Врачи в клинике были на удивление хороши, но мало что могли сделать. Они часто сталкивались с потерей памяти, но не такой, как у меня. Ни явного употребления наркотиков, ни физических травм, ничего, что могло бы указать на причину.
Без какого-либо удостоверения личности не было никакой возможности выяснить, кем я мог быть, что, очевидно, исключало возможность получения какой-либо подробной истории болезни, даже если бы у клиники были ресурсы, чтобы найти такого человека. И тот факт, что у меня, по-видимому, было отличное здоровье, если не считать потери памяти — не было даже ни одного запломбированного зуба, — по понятным причинам поставил меня немного ниже в очереди на неотложную медицинскую помощь в системе общественного здравоохранения.
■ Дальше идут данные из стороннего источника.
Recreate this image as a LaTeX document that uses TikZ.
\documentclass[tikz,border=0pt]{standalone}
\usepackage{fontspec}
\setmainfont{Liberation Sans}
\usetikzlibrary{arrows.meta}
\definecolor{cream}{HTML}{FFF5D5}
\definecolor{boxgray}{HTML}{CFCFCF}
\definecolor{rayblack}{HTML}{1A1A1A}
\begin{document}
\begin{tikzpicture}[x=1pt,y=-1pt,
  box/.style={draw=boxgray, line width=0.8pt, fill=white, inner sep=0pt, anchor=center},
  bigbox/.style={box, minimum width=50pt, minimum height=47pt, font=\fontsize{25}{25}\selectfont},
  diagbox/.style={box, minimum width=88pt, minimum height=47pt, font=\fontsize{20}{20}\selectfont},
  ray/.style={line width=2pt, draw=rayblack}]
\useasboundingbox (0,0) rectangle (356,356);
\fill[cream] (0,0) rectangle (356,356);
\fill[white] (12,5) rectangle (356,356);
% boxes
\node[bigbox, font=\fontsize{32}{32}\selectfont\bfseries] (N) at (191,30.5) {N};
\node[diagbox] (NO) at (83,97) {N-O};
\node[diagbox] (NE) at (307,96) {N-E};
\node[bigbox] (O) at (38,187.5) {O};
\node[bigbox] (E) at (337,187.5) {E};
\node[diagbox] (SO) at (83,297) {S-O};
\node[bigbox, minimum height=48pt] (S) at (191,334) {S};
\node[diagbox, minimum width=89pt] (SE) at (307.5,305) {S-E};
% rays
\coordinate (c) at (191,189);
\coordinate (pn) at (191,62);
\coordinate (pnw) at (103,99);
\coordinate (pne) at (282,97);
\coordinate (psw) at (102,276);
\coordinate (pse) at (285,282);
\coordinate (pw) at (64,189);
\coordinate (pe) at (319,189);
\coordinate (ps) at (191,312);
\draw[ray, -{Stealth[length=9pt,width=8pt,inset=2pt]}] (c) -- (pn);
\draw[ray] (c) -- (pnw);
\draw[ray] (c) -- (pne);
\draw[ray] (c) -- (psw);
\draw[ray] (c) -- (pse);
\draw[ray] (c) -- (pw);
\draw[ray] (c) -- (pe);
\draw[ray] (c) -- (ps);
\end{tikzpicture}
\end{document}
Отсутствие удостоверения личности также исключало возможность найти постоянную работу. Джордж и Сэм нашли для меня работу в приюте, чтобы я мог зарабатывать себе на жизнь, и примерно через неделю внесли меня в свой список "А". Многие люди, которым требовались временные работники, знали Деллинджеров и доверяли им, если они рекомендовали кого-то. У многих из этих "кого-то" не было документов, хотя лишь у немногих из них вообще не было ничего, как у меня. Но Джордж и Сэм были придирчивы к тому, кого включать в список "А". Работодатели, которые обращались к ним за рекомендациями, знали, что получат трудолюбивых работников, которые не воруют, и многие из этих работодателей, как известно, предлагали бесплатное питание.
— Вы сказали, работа во дворе? — спросил я, вытирая руки о фартук, прежде чем снять его и повесить на раковину.